Assessing Foundation Models for Computational Pathology in Endometrial Cancer

Computational pathology leverages deep learning to extract clinically relevant information from digitized tumor slides, predicting histopathological subtypes, molecular alterations, and patient outcomes. Recent pipelines increasingly rely on foundation models trained on large pan-cancer datasets to generate generalizable features. In endometrial cancer (EC), their comparative performance for clinical diagnostic tasks remains unexplored. For the first time, this study evaluates the performance of seven state-of-the-art foundation models across morphological, molecular, and prognostic tasks using a large EC dataset of 3,293 patients from randomized trials and clinical cohorts. In addition, their performance was compared to one model (EsVIT) exclusively trained on EC. The foundation models H-OPTIMUS-0, CONCH, and VIRCHOW2, achieved the highest mean performance, but the best-performing foundation model varied by task.

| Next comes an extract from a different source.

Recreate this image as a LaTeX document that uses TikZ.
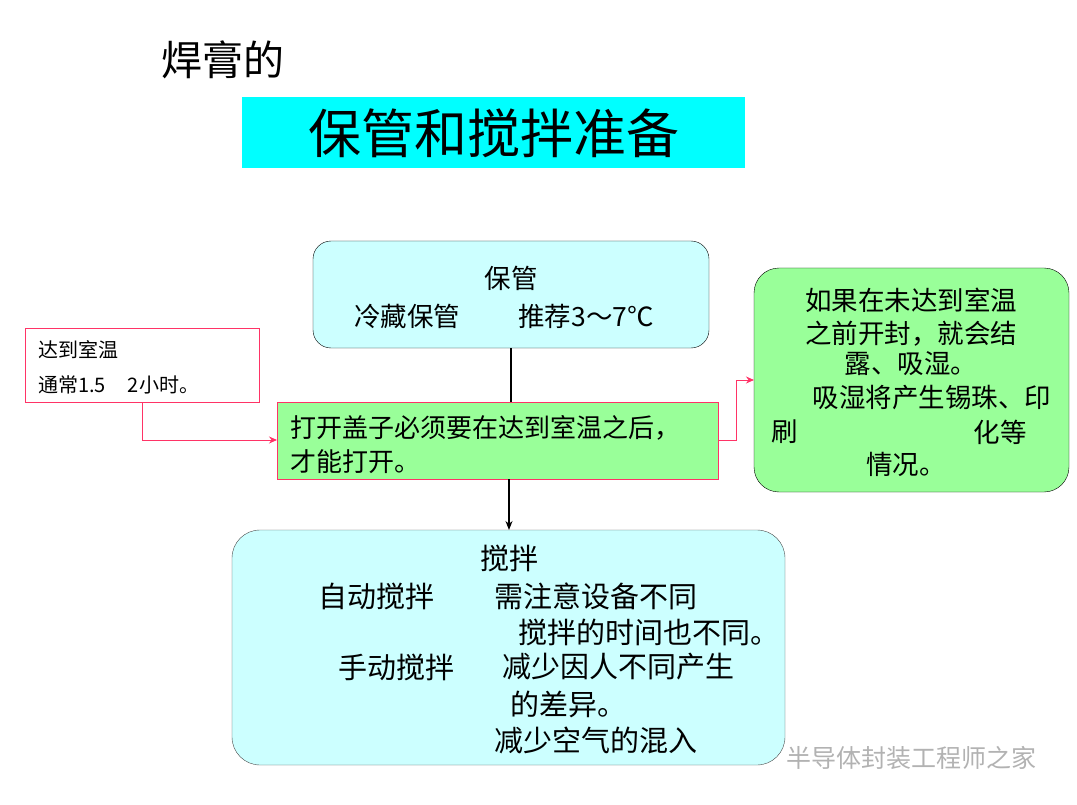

The top-performing foundation model outperformed the EC-specific feature extractor EsVIT across all tasks. This study highlights the superiority of foundation models over a domain-specific feature extractor in EC. Selecting the optimal foundation model for novel tasks remains challenging due to performance plateaus and limited information on the training datasets, requiring rigorous benchmarking and domain insight to reach maximum potential.